'I don’t have to buy vegetables from the market anymore, I grow it myself. Thanks to my training from MONLAR. Now I am getting it all from the garden and have food free of poisons. It’s safe easy and fresh’.
says Jayasiri proudly. She used to spend 300 rupees a week (a large sum for poor farmers with little income) feeding her husband, three children, sister-in-law and her child.
Jayasiri used to grow only chilies – an essential ingredient in Sri Lankan cooking. All that changed after she attended a home garden and composting course run by MONLAR. Now she has tomatoes, okra, spinach, thampala, beans, finger millet, chillies, paw paw, melons, bananas, coconuts, yams and cassava. ‘I’ve even been able to sell some surplus okra and beans’ she says.

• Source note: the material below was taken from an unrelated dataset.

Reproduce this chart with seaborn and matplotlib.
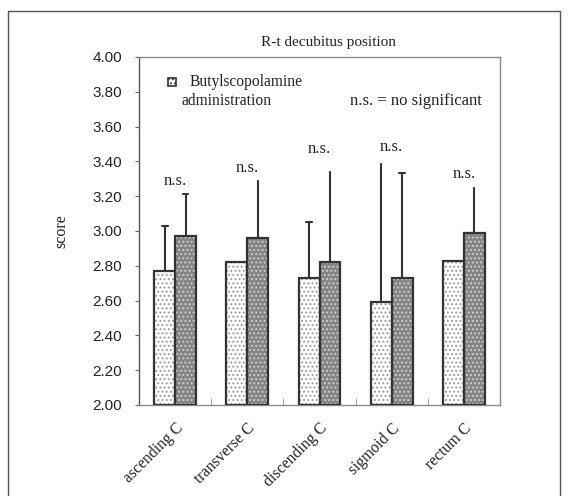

A key part of Jayasiri’s success comes from low cost organic farming techniques and the support she had from MONLAR filed officers. ‘I use no chemical pesticides or fertilizers, only straw and make my own compost – liquid organic fertilizer which I also use against pests’.
The home garden programme has taught Jayasiri to make the best use of a small garden and she no longer needs to worry about how she will feed her children.
MONLAR (Movement for National Land and Agricultural Reform). MONLAR was formed as part of a network of people’s organizations at the beginning of 1990 in response to the serious socio-political and economic crisis that emerged in Sri Lanka in the late 1980s.